Late-breaking clinical research presented at the American College of Cardiology 66th Annual Scientific Sessions (ACC; 17-19 March, Washington, DC, USA) has shown treatment with Abbott’s CardioMEMS HF system to significantly reduce heart failure hospital admissions and improve the quality of life in patients with heart failure (NYHA Class III).
The research includes more than 1,100 Medicare patients and also published in the Journal of the American College of Cardiology (JACC).

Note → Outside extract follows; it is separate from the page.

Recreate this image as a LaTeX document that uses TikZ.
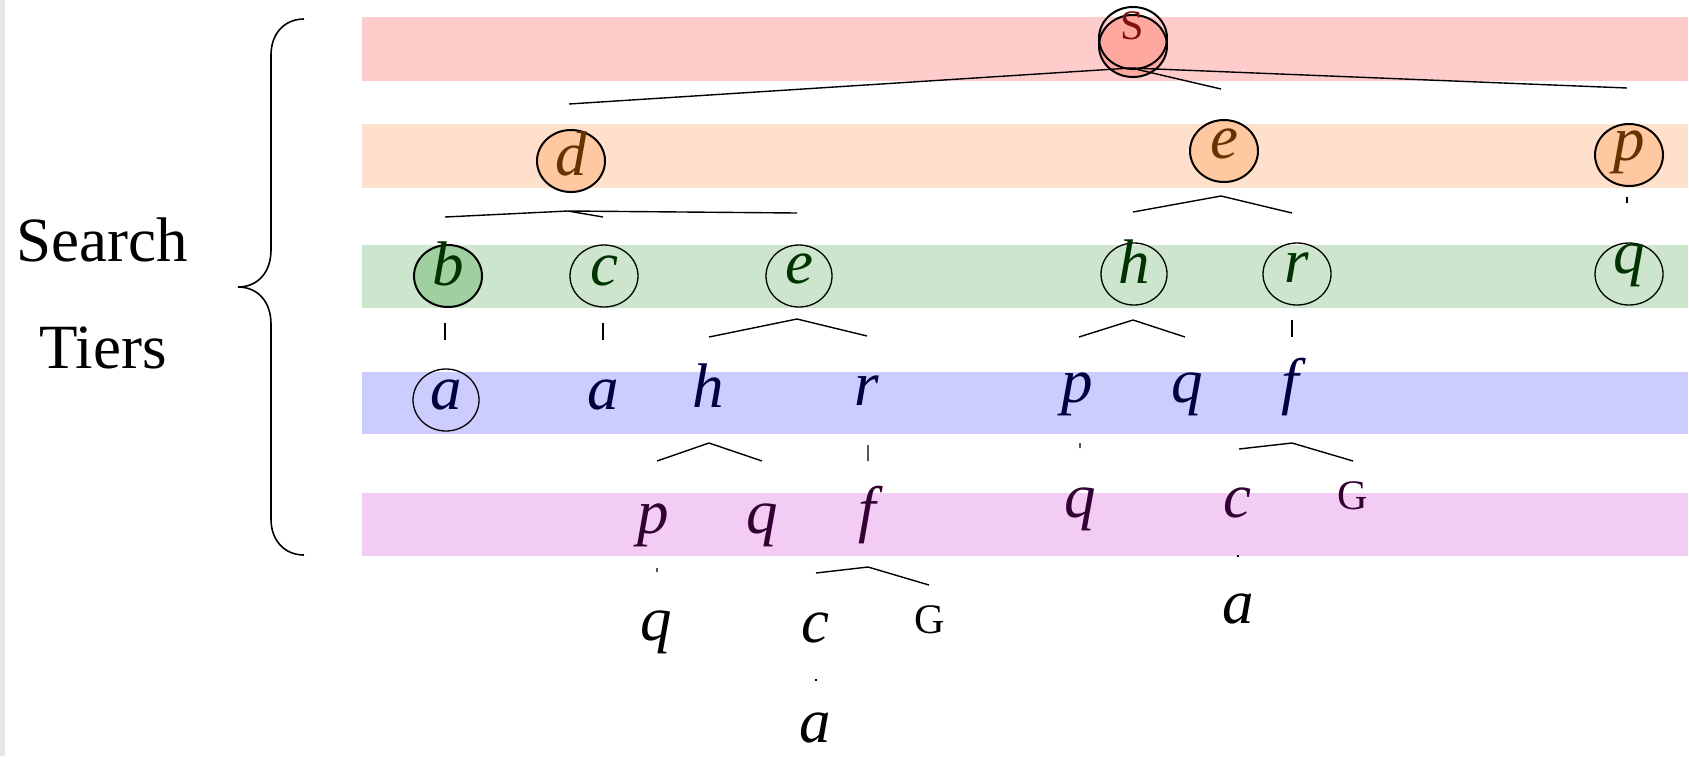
\documentclass[tikz,border=0pt]{standalone}
\usepackage{fontspec}
\setmainfont{Liberation Serif}
\usetikzlibrary{shapes.geometric}
\definecolor{redband}{HTML}{FFCCCC}
\definecolor{orangeband}{HTML}{FFE0CC}
\definecolor{greenband}{HTML}{CCE5CC}
\definecolor{blueband}{HTML}{CCCCFF}
\definecolor{pinkband}{HTML}{F2CCF2}
\definecolor{rootfill}{HTML}{FFA8A0}
\definecolor{orangefill}{HTML}{FFC8A0}
\definecolor{greenfill}{HTML}{A0D0A0}
\definecolor{redtext}{HTML}{801010}
\definecolor{orangetext}{HTML}{663300}
\definecolor{greentext}{HTML}{003300}
\definecolor{bluetext}{HTML}{000040}
\definecolor{pinktext}{HTML}{330033}
\definecolor{sidebar}{HTML}{E6E6E6}

\begin{document}
\begin{tikzpicture}[x=0.5pt,y=-0.5pt,
    ring/.style={ellipse,draw,line width=0.65pt,minimum width=32pt,minimum height=31pt,inner sep=0pt},
    boldring/.style={ring,line width=1pt},
    letter/.style={font=\fontsize{31.5}{36}\selectfont\itshape,inner sep=0pt,anchor=base},
    smallletter/.style={font=\fontsize{21}{24}\selectfont,inner sep=0pt,anchor=base},
    bigword/.style={font=\fontsize{31.5}{36}\selectfont,inner sep=0pt,anchor=base},
    treeline/.style={line width=0.7pt}]
    \useasboundingbox (0,0) rectangle (1689,756);
    \fill[sidebar] (0,0) rectangle (5,756);
    \fill[redband] (362,17) rectangle (1688,81);
    \fill[orangeband] (362,124) rectangle (1688,188);
    \fill[greenband] (362,245) rectangle (1688,308);
    \fill[blueband] (362,372) rectangle (1688,434);
    \fill[pinkband] (362,493) rectangle (1688,556);
    \draw[line width=0.8pt] (304,19) .. controls (285,19) and (271,33) .. (271,55) -- (271,250)
        .. controls (271,272) and (258,287) .. (238,287) .. controls (258,287) and (271,302) .. (271,324)
        -- (271,519) .. controls (271,541) and (285,555) .. (304,555);
    \node[bigword] (search) at (102,261) {Search};
    \node[bigword] (tiers) at (103,368) {Tiers};
    % root tier
    \node[boldring,fill=rootfill,minimum width=34pt] (s) at (1133,46) {};
    \node[boldring,minimum width=34pt] (s') at (1133,38) {};
    \node[smallletter,text=redtext] (stext) at (1132,39) {S};
    % second tier
    \node[boldring,fill=orangefill,minimum width=34pt] (dring) at (571,161) {};
    \node[letter,text=orangetext] (d) at (571,175) {d};
    \node[boldring,fill=orangefill,minimum width=34pt] (ering) at (1224,151) {};
    \node[letter,text=orangetext] (e) at (1224,158) {e};
    \node[boldring,fill=orangefill,minimum width=34pt] (pring) at (1629,155) {};
    \node[letter,text=orangetext] (p) at (1629,160) {p};
    % third tier
    \node[boldring,fill=greenfill,minimum width=34pt] (bring) at (448,276) {};
    \node[letter,text=greentext] (b) at (448,285) {b};
    \node[ring,minimum width=34pt] (cring) at (604,276) {};
    \node[letter,text=greentext] (c) at (604,285) {c};
    \node[ring,minimum width=33pt] (e2ring) at (799,276) {};
    \node[letter,text=greentext] (e2) at (799,283) {e};
    \node[ring,minimum width=33pt] (h2ring) at (1134,274) {};
    \node[letter,text=greentext] (h2) at (1134,283) {h};
    \node[ring,minimum width=34pt] (r2ring) at (1297,274) {};
    \node[letter,text=greentext] (r2) at (1297,282) {r};
    \node[ring,minimum width=34pt] (q2ring) at (1629,274) {};
    \node[letter,text=greentext] (q2) at (1629,273) {q};
    % fourth tier
    \node[ring,minimum width=33pt] (a3ring) at (446,400) {};
    \node[letter,text=bluetext] (a3) at (446,409) {a};
    \node[letter,text=bluetext] (a3b) at (603,409) {a};
    \node[letter,text=bluetext] (h3) at (708,407) {h};
    \node[letter,text=bluetext] (r3) at (867,405) {r};
    \node[letter,text=bluetext] (p3) at (1077,402) {p};
    \node[letter,text=bluetext] (q3) at (1187,402) {q};
    \node[letter,text=bluetext] (f3) at (1290,402) {f};
    % fifth tier
    \node[letter,text=pinktext] (p4) at (653,533) {p};
    \node[letter,text=pinktext] (q4) at (762,533) {q};
    \node[letter,text=pinktext] (f4) at (867,530) {f};
    \node[letter,text=pinktext] (q4b) at (1080,517) {q};
    \node[letter,text=pinktext] (c4) at (1237,517) {c};
    \node[smallletter,text=pinktext] (G4) at (1353,509) {G};
    % below the tiers
    \node[letter] (q5) at (656,640) {q};
    \node[letter] (c5) at (815,642) {c};
    \node[smallletter] (G5) at (930,633) {G};
    \node[letter] (a5) at (1238,623) {a};
    \node[letter] (a6) at (815,742) {a};
    % branch points
    \path (1131,68) coordinate (s0) (569,104) coordinate (sd) (1221,89) coordinate (se) (1627,88) coordinate (sp);
    \path (568,211) coordinate (d0) (445,217) coordinate (db) (603,217) coordinate (dc) (797,213) coordinate (de);
    \path (1221,196) coordinate (e0) (1133,212) coordinate (eh) (1292,213) coordinate (er);
    \path (1627,197) coordinate (p0) (1627,203) coordinate (pq);
    \path (445,323) coordinate (b0) (445,340) coordinate (ba) (603,323) coordinate (c0) (603,340) coordinate (ca);
    \path (797,319) coordinate (e20) (709,337) coordinate (e2h) (867,336) coordinate (e2r);
    \path (1133,320) coordinate (h20) (1079,337) coordinate (h2p) (1185,337) coordinate (h2q);
    \path (1292,320) coordinate (r20) (1292,337) coordinate (r2f);
    \path (709,443) coordinate (h30) (657,461) coordinate (h3p) (762,461) coordinate (h3q);
    \path (868,445) coordinate (r30) (868,461) coordinate (r3f);
    \path (1080,443) coordinate (p30) (1080,448) coordinate (p3q);
    \path (1292,443) coordinate (f30) (1239,449) coordinate (f3c) (1353,461) coordinate (f3G);
    \path (657,568) coordinate (p40) (657,572) coordinate (p4q);
    \path (868,567) coordinate (f40) (816,573) coordinate (f4c) (929,585) coordinate (f4G);
    \path (1238,555) coordinate (c40) (1238,557) coordinate (c4a);
    \path (816,679) coordinate (c50) (816,681) coordinate (c5a);
    \draw[treeline] (sd) -- (s0) -- (se) (s0) -- (sp);
    \draw[treeline] (db) -- (d0) -- (dc) (d0) -- (de);
    \draw[treeline] (eh) -- (e0) -- (er);
    \draw[treeline] (p0) -- (pq) (b0) -- (ba) (c0) -- (ca) (r20) -- (r2f);
    \draw[treeline] (e2h) -- (e20) -- (e2r) (h2p) -- (h20) -- (h2q);
    \draw[treeline] (h3p) -- (h30) -- (h3q) (r30) -- (r3f) (p30) -- (p3q);
    \draw[treeline] (f3c) -- (f30) -- (f3G);
    \draw[treeline] (p40) -- (p4q) (f4c) -- (f40) -- (f4G);
    \draw[treeline] (c40) -- (c4a) (c50) -- (c5a);
\end{tikzpicture}
\end{document}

Researchers found a 46% reduction in heart failure hospitalisations in patients six months after receiving the CardioMEMS HF system, and a 34% reduction at 12 months post-implant. The data are consistent with what was seen in the CHAMPION clinical trial. According to a press release, this further confirms that when physicians adjust medications based on the patient’s pulmonary artery pressures, related hospitalisations are significantly reduced.
“These results support the clinical effectiveness and potential cost savings of using an implantable haemodynamic monitor to help with heart failure management,” says Akshay Desai, director of the Heart Failure Disease Management Program at Brigham and Women’s Hospital in Boston, USA. “Reducing heart failure hospitalisations is an important goal for patients and hospitals alike, and may help to improve long-term clinical outcomes and quality of life for our patients.”

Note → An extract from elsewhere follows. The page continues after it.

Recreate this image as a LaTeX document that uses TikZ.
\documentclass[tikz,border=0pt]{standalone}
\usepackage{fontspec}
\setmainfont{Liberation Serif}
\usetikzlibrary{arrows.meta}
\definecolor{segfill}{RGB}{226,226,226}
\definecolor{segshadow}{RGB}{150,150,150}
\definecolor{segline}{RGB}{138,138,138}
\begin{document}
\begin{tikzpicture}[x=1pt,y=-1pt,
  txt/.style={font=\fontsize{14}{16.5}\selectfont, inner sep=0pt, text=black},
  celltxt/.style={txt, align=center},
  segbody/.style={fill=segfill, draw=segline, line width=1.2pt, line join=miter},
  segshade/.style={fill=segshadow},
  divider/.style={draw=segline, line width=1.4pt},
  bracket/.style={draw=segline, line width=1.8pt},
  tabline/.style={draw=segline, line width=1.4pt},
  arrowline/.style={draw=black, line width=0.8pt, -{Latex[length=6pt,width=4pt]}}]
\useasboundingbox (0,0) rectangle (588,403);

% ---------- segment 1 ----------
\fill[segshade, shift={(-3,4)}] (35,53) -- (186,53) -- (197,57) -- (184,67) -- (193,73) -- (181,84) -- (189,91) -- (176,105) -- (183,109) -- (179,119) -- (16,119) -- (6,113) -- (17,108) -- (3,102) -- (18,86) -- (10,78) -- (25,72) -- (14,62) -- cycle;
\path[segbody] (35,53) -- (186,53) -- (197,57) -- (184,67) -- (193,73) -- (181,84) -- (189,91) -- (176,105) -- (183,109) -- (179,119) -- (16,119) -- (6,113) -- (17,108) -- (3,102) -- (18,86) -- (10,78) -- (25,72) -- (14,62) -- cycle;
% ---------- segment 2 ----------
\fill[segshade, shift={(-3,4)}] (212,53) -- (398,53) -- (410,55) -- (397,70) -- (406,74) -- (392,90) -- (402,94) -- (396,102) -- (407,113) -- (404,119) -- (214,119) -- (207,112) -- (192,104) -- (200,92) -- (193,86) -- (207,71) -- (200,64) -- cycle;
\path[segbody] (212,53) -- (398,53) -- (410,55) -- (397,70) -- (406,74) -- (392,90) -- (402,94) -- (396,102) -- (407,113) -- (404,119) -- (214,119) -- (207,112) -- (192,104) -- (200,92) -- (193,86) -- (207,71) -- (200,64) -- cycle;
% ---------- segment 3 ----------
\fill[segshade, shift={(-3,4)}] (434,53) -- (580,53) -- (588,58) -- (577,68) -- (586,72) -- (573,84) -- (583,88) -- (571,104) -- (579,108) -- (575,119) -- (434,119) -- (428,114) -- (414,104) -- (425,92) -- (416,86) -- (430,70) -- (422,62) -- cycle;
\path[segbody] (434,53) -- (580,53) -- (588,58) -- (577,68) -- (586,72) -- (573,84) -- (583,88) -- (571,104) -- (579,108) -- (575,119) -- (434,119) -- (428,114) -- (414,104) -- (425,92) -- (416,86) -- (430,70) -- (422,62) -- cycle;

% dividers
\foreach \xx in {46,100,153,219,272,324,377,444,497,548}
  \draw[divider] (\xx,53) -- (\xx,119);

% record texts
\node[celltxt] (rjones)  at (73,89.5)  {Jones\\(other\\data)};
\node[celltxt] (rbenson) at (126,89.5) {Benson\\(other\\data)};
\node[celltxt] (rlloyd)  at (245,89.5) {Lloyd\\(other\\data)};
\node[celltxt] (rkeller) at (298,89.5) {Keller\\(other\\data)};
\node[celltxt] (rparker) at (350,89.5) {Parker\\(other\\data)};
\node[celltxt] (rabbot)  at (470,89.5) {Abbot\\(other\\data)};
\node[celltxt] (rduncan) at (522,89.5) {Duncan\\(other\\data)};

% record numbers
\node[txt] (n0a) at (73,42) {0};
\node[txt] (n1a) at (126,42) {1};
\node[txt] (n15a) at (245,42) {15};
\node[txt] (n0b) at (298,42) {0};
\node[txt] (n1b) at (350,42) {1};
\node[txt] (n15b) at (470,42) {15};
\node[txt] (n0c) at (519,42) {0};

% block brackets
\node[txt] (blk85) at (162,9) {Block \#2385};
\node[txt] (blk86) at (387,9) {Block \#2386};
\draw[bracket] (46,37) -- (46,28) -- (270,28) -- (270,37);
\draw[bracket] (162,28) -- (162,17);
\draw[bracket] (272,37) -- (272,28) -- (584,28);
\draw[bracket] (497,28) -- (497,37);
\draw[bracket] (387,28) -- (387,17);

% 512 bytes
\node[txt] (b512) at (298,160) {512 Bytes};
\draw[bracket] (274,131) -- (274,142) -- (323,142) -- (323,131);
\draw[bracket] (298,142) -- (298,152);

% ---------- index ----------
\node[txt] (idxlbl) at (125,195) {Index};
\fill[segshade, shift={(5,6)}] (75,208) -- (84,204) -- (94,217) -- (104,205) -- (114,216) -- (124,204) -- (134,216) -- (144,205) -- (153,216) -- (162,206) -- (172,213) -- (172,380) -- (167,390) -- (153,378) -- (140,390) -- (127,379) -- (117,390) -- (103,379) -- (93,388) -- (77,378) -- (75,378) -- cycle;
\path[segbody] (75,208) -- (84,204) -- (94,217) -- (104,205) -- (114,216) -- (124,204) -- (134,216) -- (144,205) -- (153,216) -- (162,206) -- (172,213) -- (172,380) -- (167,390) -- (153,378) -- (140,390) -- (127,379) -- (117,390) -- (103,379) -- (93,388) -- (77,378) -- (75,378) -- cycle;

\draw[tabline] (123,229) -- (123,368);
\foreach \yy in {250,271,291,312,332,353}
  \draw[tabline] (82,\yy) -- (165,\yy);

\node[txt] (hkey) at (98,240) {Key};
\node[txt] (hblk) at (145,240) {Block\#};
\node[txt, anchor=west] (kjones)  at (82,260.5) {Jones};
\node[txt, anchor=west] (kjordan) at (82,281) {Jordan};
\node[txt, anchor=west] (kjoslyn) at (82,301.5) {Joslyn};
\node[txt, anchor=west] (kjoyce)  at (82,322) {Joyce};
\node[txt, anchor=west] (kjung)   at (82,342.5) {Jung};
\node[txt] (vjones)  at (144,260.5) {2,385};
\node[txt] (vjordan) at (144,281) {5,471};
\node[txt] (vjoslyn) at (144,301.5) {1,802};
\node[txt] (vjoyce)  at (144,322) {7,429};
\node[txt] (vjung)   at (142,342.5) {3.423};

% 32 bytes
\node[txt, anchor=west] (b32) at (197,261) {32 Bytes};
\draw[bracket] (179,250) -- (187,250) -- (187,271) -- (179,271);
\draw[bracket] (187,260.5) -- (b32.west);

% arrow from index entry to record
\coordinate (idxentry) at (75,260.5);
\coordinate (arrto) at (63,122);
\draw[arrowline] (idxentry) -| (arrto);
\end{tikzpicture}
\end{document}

The data also showcased important cost-savings captured through reductions in heart failure hospitalisations associated with the use of the CardioMEMS HF system. In particular, in the six months post-implant, each patient had an average reduction of more than US$10,500 in comprehensive health care costs compared to the six months prior to implant. Twelve month post-implant analysis showed a US$13,190 reduction in costs per patient.
“The reduction in hospitalisations and costs associated with heart failure confirmed by these data shows that proactive patient management with the CardioMEMS HF system is successful in mainstream practice and results in improved clinical outcomes,” says Philip Adamson, medical director of Abbott’s heart failure business. “Success with this technology for us means helping patients get back to living their life.”
Data were collected using US Medicare claims from patients undergoing a CardioMEMS sensor implant to measure pulmonary artery pressure, and the rates of heart failure hospitalisations from before and after the implant were compared. Comprehensive heart failure-related costs were also compared. The data confirmed that haemodynamic monitoring with the CardioMEMS HF system in an outpatient setting reduced heart failure hospitalisation for patients while also reducing related costs.
Additional data on managing heart failure patients with the CardioMEMS HF system published recently in Circulation showed that patient compliance and physician-directed management outside of a clinical study led to a significant reduction of pulmonary artery pressures.